Tools and Methods Compared
| Method | Best For | Speed | Accuracy |
|---|---|---|---|
| Direct formula | Simple problems with given values | Fast | High |
| Break into shapes | Complex frustums or when dimensions missing | Medium | High |
| Integration | Theoretical understanding | Slow | Very high |
| Calculator/Spreadsheet | Multiple calculations, checking work | Very fast | Depends on input |
Real-World Frustums
You see these shapes constantly and probably never noticed:
- 🎷 Musical instruments (trumpets, saxophones)
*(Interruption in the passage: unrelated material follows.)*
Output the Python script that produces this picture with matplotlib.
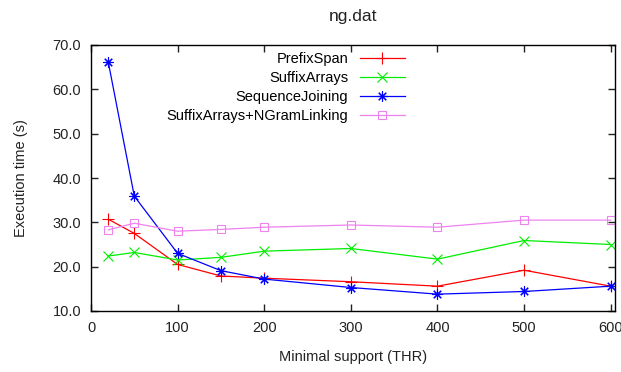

- 🏗️ Concrete pillars and columns
- 🍺 Drinking glasses and cups
- 🌳 Tree trunks (roughly)
- 🎪 Tents and party hats
- 📱 Lamp shades
Quick Reference Cheat Sheet
- Volume: V = (h/3)(B₁ + B₂ + √(B₁B₂)) for any frustum
- Circular frustum volume: V = (πh/3)(R² + Rr + r²)
- Lateral area: SL = πs(R + r) for circular
- Slant height: s = √(h² + (R - r)²)
- Total area: Lateral + both bases
Final Warning
Students lose marks on frustum problems for two reasons: wrong formula selection and algebraic errors. Double-check both.
When in doubt, draw it. A quick sketch showing R, r, h, and s will catch most mistakes before they happen.